Lastly, we should hold those profiting off misinformation responsible for the costs of the mistrust they help create. Last year, Fox News settled a lawsuit by Dominion Voting Systems for $788 million related to false claims the network made about fraud in the 2020 presidential election. Similar suits have been settled against Alex Jones for promoting conspiracy theories about the Sandy Hook school shooting and Rudy Giuliani over false claims of election fraud.

While these lawsuits hold the peddlers of mistrust accountable, legal action is both costly and slow. A bolder approach might be to levy a fine on those who promote misinformation, as determined by regulations or an independent trust rating agency like the one I described above. Like taxing polluters, fines would force those profiting off misinformation to pay some portion of their earnings back to the public to cover the social costs, while also making it less tempting to reoffend.

We need to view mistrust through an economic lens and address the real social and financial costs it creates.
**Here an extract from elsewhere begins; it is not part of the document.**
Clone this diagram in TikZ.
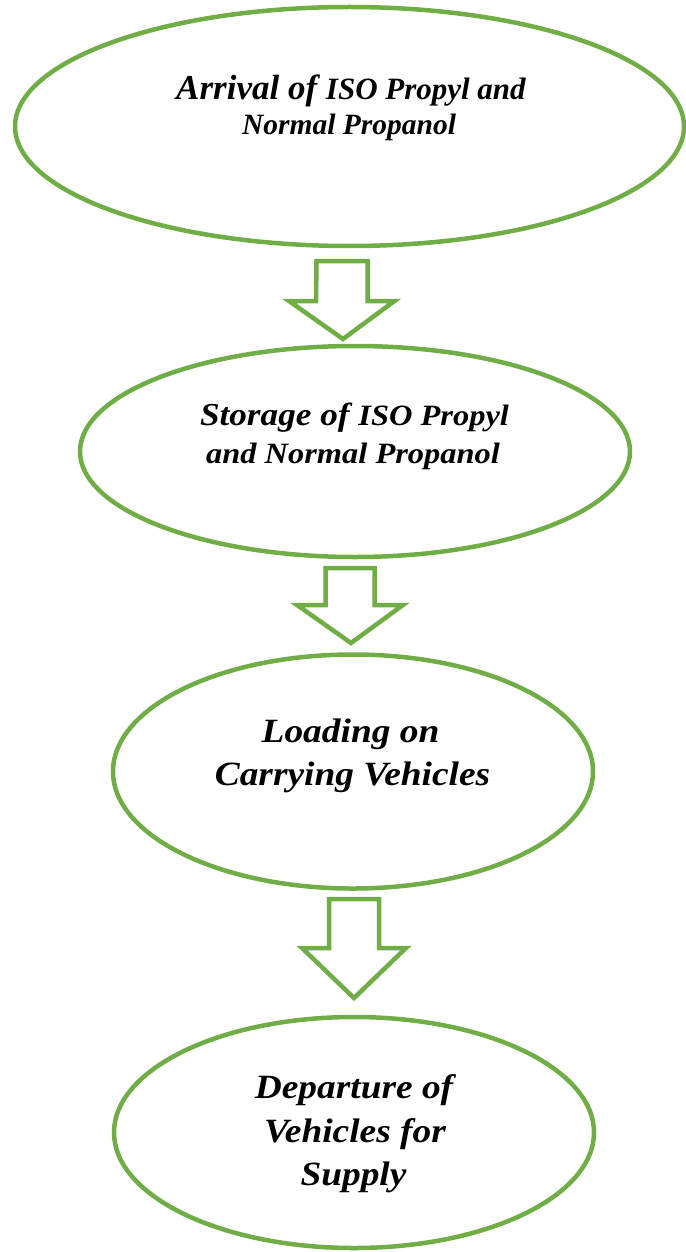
\documentclass[tikz,border=0pt]{standalone}
\usepackage{fontspec}
\setmainfont{Liberation Serif}
\newfontfamily\fB[FakeStretch=1.1]{Liberation Serif}
\usetikzlibrary{shapes.geometric}
\definecolor{flowgreen}{HTML}{70AD47}
\tikzset{
  stage/.style={draw=flowgreen, line width=4.5pt, ellipse, inner sep=0pt, outer sep=0pt},
  blockarrow/.style={draw=flowgreen, line width=4.5pt, line join=miter, fill=white},
  lbl/.style={anchor=base, inner sep=0pt, font=\bfseries\itshape}
}
\newcommand\fsz[1]{\fontsize{#1}{#1}\selectfont}
\begin{document}
\begin{tikzpicture}[x=1pt,y=-1pt]
\useasboundingbox (0,0) rectangle (685,1252);
% ellipses
\node[stage, minimum width=669pt, minimum height=239pt] (e1) at (349.5,126.5) {};
\node[stage, minimum width=550pt, minimum height=211pt] (e2) at (355,451.5) {};
\node[stage, minimum width=480pt, minimum height=234pt] (e3) at (353,771.5) {};
\node[stage, minimum width=480pt, minimum height=231pt] (e4) at (354,1132.5) {};
% texts
\node[lbl] (t1a) at (351,100) {{\fsz{35}Arrival of }{\fsz{31}ISO Propyl and}};
\node[lbl] (t1b) at (349,135) {\fsz{29.5}Normal Propanol};
\node[lbl] (t2a) at (354.5,425) {\fB{\fsz{32}Storage of }{\fsz{29.5}ISO Propyl}};
\node[lbl] (t2b) at (353,463) {\fB\fsz{29.5}and Normal Propanol};
\node[lbl] (t3a) at (350.5,742) {\fB\fsz{34}Loading on};
\node[lbl] (t3b) at (352.5,785) {\fB\fsz{34}Carrying Vehicles};
\node[lbl] (t4a) at (354,1098) {\fB\fsz{34}Departure of};
\node[lbl] (t4b) at (355,1142) {\fB\fsz{34}Vehicles for};
\node[lbl] (t4c) at (353.5,1185) {\fB\fsz{34}Supply};
% block arrows
\coordinate (a1) at (342,261);
\coordinate (a2) at (350,568);
\coordinate (a3) at (354,899);
\draw[blockarrow] (a1) ++(-25.5,0) -- ++(51,0) -- ++(0,40) -- ++(27,0) -- (343,339) -- (289,301) -- ++(27,0) -- cycle;
\draw[blockarrow] (a2) ++(-24.5,0) -- ++(49,0) -- ++(0,37) -- ++(28.5,0) -- (351,643) -- (297,605) -- ++(28.5,0) -- cycle;
\draw[blockarrow] (a3) ++(-25,0) -- ++(50,0) -- ++(0,49) -- ++(27,0) -- (354,998) -- (302,948) -- ++(27,0) -- cycle;
\end{tikzpicture}
\end{document}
Certain media companies, social media platforms and public figures are making huge profits while polluting our society with mistrust. AI companies may be next to join the list, as they release untested tools that are widely known to provide false information (so-called “hallucinations”). We should start holding these actors responsible for the negative externalities they create.

In a complex world full of big challenges, we desperately need to cooperate. But we are headed in the opposite direction. All of us are paying a higher trust tax in our daily interactions and in the friction mistrust creates within our institutions. It’s time for those fueling mistrust to start bearing some of the cost.

Peter Kim is a professor of management and organization at USC Marshall School of Business and the author of “How Trust Works: The Science of How Relationships Are Built, Broken, and Repaired” (2023).